The idea may sound familiar. Many games already have AI-powered characters, including Minecraft itself. The important point is that here the AI will be able to learn new routines, something the static non-player characters of games cannot do.
Minecraft is an incredibly open and diverse world, procedurally generated with trillions of possible permutations. A human player will be able to scale a hill regardless of its shape, picking a route to the summit and jumping and walking until they get there. The team wants to build an AI that can do the same, creating an agent able to navigate every world regardless of its exact design.
“The team is trying to train an artificial intelligence agent to learn how to do things like climb to the highest point in the virtual world, using the same types of resources a human has when she learns a new task,” said Microsoft.
“That means that the agent starts out knowing nothing at all about its environment or even what it is supposed to accomplish. It needs to understand its surroundings and figure out what’s important – going uphill – and what isn’t, such as whether it’s light or dark.
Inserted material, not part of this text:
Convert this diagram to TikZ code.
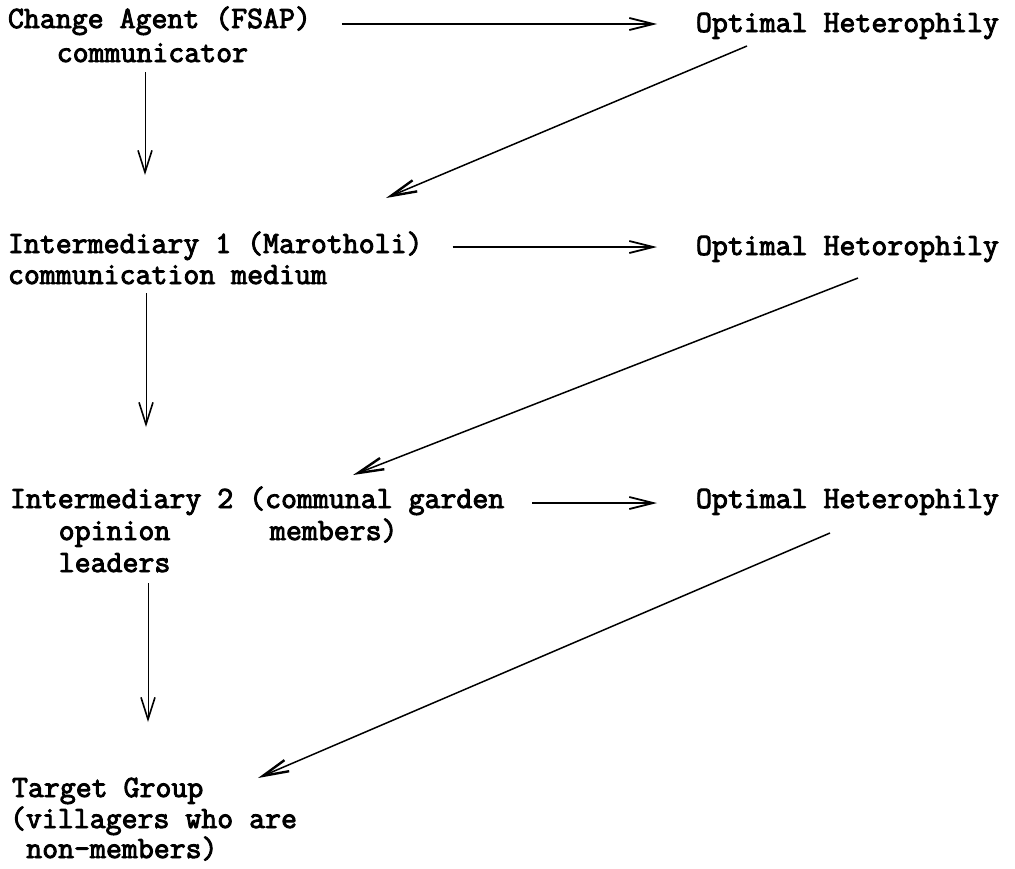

It needs to endure a lot of trial and error, including regularly falling into rivers and lava pits. And it needs to understand – via incremental rewards – when it has achieved all or part of its goal.”
Project AIX was developed at the Microsoft Research Lab in Cambridge, UK. It was unveiled publicly for the first time today but is already in use internally at Microsoft. The team using AIX to train Minecraft characters is based in New York City and works with the project’s developers in Cambridge to expand the platform’s capabilities.
AIX will allow artificial intelligence to “learn” more generally than it can today. Current systems can be taught how to perform one task but are unable to combine different tasks together or apply them to a complex scenario. Humans do this instinctively and with an ease that still isn’t fully understood. AIX wants to replicate this learning, the skills that once acquired enable a Minecraft player to navigate any hill they come across, in artificial intelligence.
Minecraft is being used for testing due to its open environment and endless possibilities. It enables researchers to test AI systems in new ways as it has historically proven difficult to find a practical way to test a robot.
“Building a robot and trying to teach it to climb a real hill is costly and impractical; unlike in Minecraft, you’d have to repair or replace the robot with another costly machine each time it fell into a river,” explains Microsoft. The Minecraft world has the same natural features as the real world but it is possible to recover from an error that would otherwise spell the end of costly hardware.
Project AIX isn’t all about Minecraft though. Later in the summer, a public beta will be released that will allow artificial intelligence researchers worldwide to begin using the system in their own development, creating more lifelike AIs with human behaviour.